According to Index Mundi, 63.1
percent of Nigerians are under the age of 25. Also bearing in mind Nigeria’s
incredibly large population, this is approximately 110 million people all under
the age of 25.  The World Bank shows that
50 percent of Nigeria’s population lives outside of cities in the rural parts
of the country. Although statistics are just statistics, it seems fair to
assume that there is plenty of opportunity to farm. With almost 40 percent of
people above the age of 15 that cannot read, it is fair to assume that these 70
million people must make a living somehow. The information shown above is
evidence that shows a large opportunity for people in Nigeria to farm. The use
of the metaphor “killing two birds with one stone” is very applicable here.

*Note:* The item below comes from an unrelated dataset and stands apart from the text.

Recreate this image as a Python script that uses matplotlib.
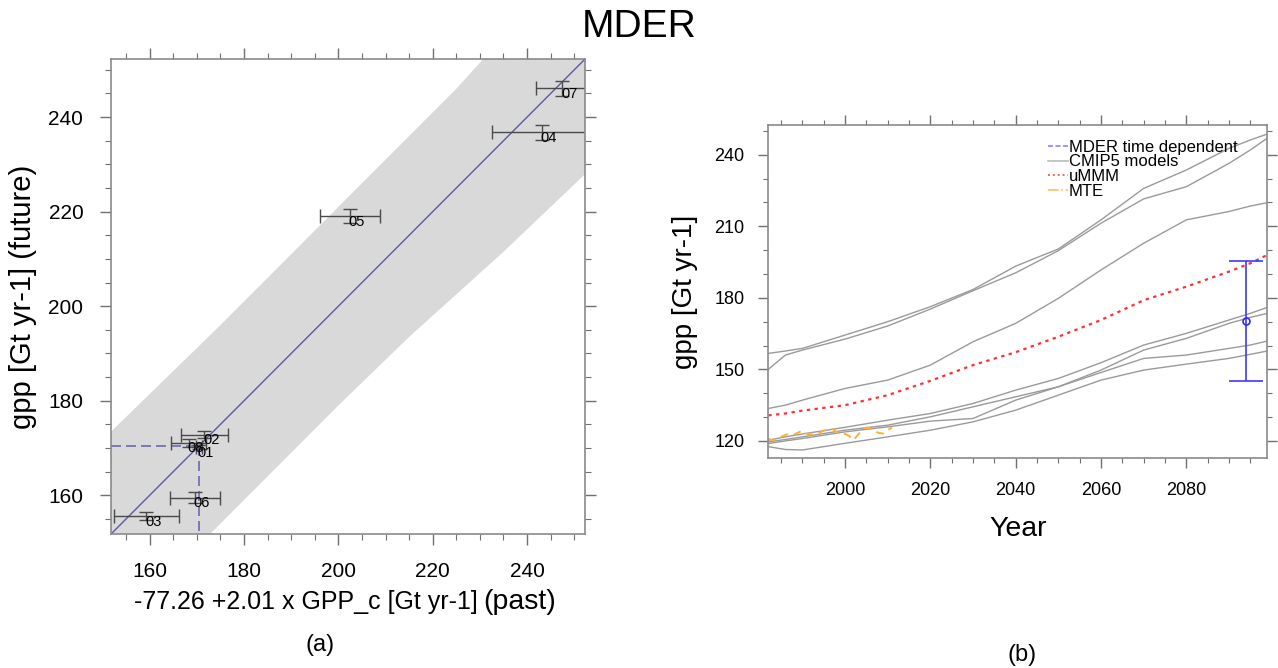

There is large population that needs to make a living through menial manners
and there is also a large demand for rice in the country. 
I believe that rice
production can liberate youths in rural Nigeria as it is a task that doesn’t
necessarily need any form of formal education. Over a period of five years, I
envision Nigeria’s unemployment rates amongst the youth plummeting from 54% in
2012 to below 10 percent by 2020.
People may argue that in
doing so, Nigeria would not be actually helping itself but providing an
incentive to not be educated. Although I understand how this is a valid
criticism, it overlooks the fact that there are approximately 80 million youths
in Nigeria that are not in any form of education. There are methods to improve
Nigeria’s education system in place, however we are making the assumption that
these people out of education want to be educated. Education is not for all
people and some of these youths may choose not to be in education. With this in
mind, we cannot simply leave them by the wayside; we must provide them with
vocational tasks such as farming. 

What I therefore propose is
that the Nigerian government provides workshops in the rural parts of Nigeria
where they teach entrepreneurship in farming. If the government is able to
educate the youths that have dropped out of school in vocational jobs such as
farming, this would greatly impact the youths of Nigeria and Nigeria as a
whole. At the same time, these people are uneducated youths and therefore are
clearly susceptible to being manipulated by others around them. This is the
reason why I believe that the government should have entrepreneurship workshops
that allow the youths to learn how to manage their finances and increase their
crop growth. 
It is essential that the
youth farmers are aware of how to manage their finances properly. However, many
farmers are financially excluded and are not utilising their assets properly.
The Nigerian government could set up miniature farmer’s business classes as
part of the entrepreneurship workshops that teach farmers more agronomic
methods on how to grow their crops. The cost needed to train someone on how to
manage their finances and how to harvest in the most efficient manner is a mere
N3000 per person. Alternatively, the
Nigerian government could host an outreach programme in which they have several
teams that accumulate youths outside of education in the local areas and run
workshops and hold lectures on how to farm in the most efficient way possible.
In conclusion, I believe that
producing rice is a method by which youths in Nigeria that are not in formal
education, can easily maintain a sustainable lifestyle for the future. I
believe that if Nigeria were to utilise the millions of youths that are
available to farm to their fullest potential, Nigeria would be able to reduce
its imports and actually increase its exports.
By: Peter Akindele 
Akindele is a 16 year-old student at African Leadership Academy. He
recently won the Sylvia Trott Prize for Languages for his achievements
in foreign languages, gaining A*A*A*A in Japanese, French, Spanish and
Mandarin respectively.  He has been nominated to receive the Lord Lexden
Academic Achievement Award at the House of Lords in March 2014.